Whipping Boy and It’s Kind of a Funny Story Musical Adaptations In the Works | Playbill

News Whipping Boy and It’s Kind of a Funny Story Musical Adaptations In the Works Alex Brightman and Drew Gasparini are collaborating on the projects.
Alex Brightman

School of Rock star Alex Brightman and songwriter Drew Gasparini, whose one-man show about the life of Double Dare host Marc Summers recently premiered in Indiana, are at work on two musical adaptations, one of the 2010 film It’s Kind of a Funny Story and the other of the 1987 children’s book The Whipping Boy.

Brightman and Gasparini told Playbill.com that they have signed a deal with Universal Studios, a distributor on It’s Kind of a Funny Story, to develop the film for the stage.

The story, billed by the duo as “a comedy about depression,” focuses on “a 16-year-old kid who is battling with his emotional turmoil,” Gasparini explains. “He’s very depressed, and he can’t really funnel that energy into something, so he seeks therapy. He becomes suicidal, and he commits himself into a psych ward at a hospital.”
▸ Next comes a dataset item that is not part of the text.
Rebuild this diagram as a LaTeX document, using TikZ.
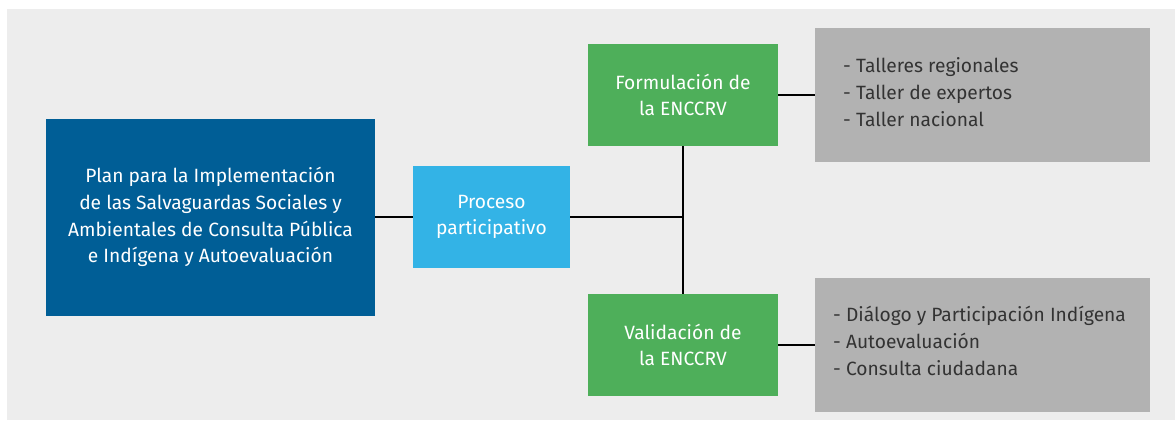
\documentclass[tikz,border=0pt]{standalone}
\usepackage{fontspec}
\setmainfont{Fira Sans}
\definecolor{bgc}{HTML}{EDEDED}
\definecolor{navy}{HTML}{005E96}
\definecolor{sky}{HTML}{33B3E6}
\definecolor{leaf}{HTML}{4EAF5A}
\definecolor{stone}{HTML}{B2B2B2}
\definecolor{ink}{HTML}{333333}
\begin{document}
\begin{tikzpicture}[x=1pt,y=-1pt,
  box/.style={draw=none,inner sep=0pt,align=center,text=white,font=\fontsize{19.2}{26.7}\selectfont},
  listtext/.style={inner sep=0pt,align=left,text=ink,font=\fontsize{19.2}{26.7}\selectfont,anchor=west},
  link/.style={line width=2.5pt,black}]
\useasboundingbox (0,0) rectangle (1175,421);
\fill[bgc] (7,9) rectangle (1175,420);
\node[box,fill=navy,minimum width=329pt,minimum height=197pt] (plan) at (210.5,217)
  {Plan para la Implementación\\de las Salvaguardas Sociales y\\Ambientales de Consulta Pública\\e Indígena y Autoevaluación};
\node[box,fill=sky,minimum width=157pt,minimum height=102pt] (proc) at (491.5,217)
  {Proceso\\participativo};
\node[box,fill=leaf,minimum width=190pt,minimum height=102pt] (form) at (683,95)
  {Formulación de\\la ENCCRV};
\node[box,fill=leaf,minimum width=190pt,minimum height=102pt] (vali) at (683,345)
  {Validación de\\la ENCCRV};
\node[fill=stone,minimum width=335pt,minimum height=134pt,inner sep=0pt] (g1) at (982.5,95) {};
\node[fill=stone,minimum width=335pt,minimum height=134pt,inner sep=0pt] (g2) at (982.5,345) {};
\node[listtext] (t1) at (843,92) {- Talleres regionales\\- Taller de expertos\\- Taller nacional};
\node[listtext] (t2) at (833,341) {- Diálogo y Participación Indígena\\- Autoevaluación\\- Consulta ciudadana};
\coordinate (j) at (683,217);
\draw[link] (plan.east) -- (proc.west);
\draw[link] (proc.east) -- (j);
\draw[link] (form.south) -- (vali.north);
\draw[link] (form.east) -- (g1.west);
\draw[link] (vali.east) -- (g2.west);
\end{tikzpicture}
\end{document}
Music and lyrics are by Gasparini with a book by Brightman. The two plan to stage a full reading of the musical before November.

The Whipping Boy is based on the novel by Sid Fleischman about a boy who is taken in by a royal family—but is punished whenever the family’s young prince misbehaves. The show is planned to have a full reading in August. Gasparini is writing music and lyrics, and Brightman is writing book and lyrics on the project.

According to the writing team, The Whipping Boy lives in a fantastical, whimsical world, and (in the style of Wicked) they are creating words and phrases to fit within its setting.

Brightman and Gasparini have also collaborated on Make Me Bad, a musical thriller that continues development and was previously seen as part of Pace New Musicals and the Bloomington Playwrights Project.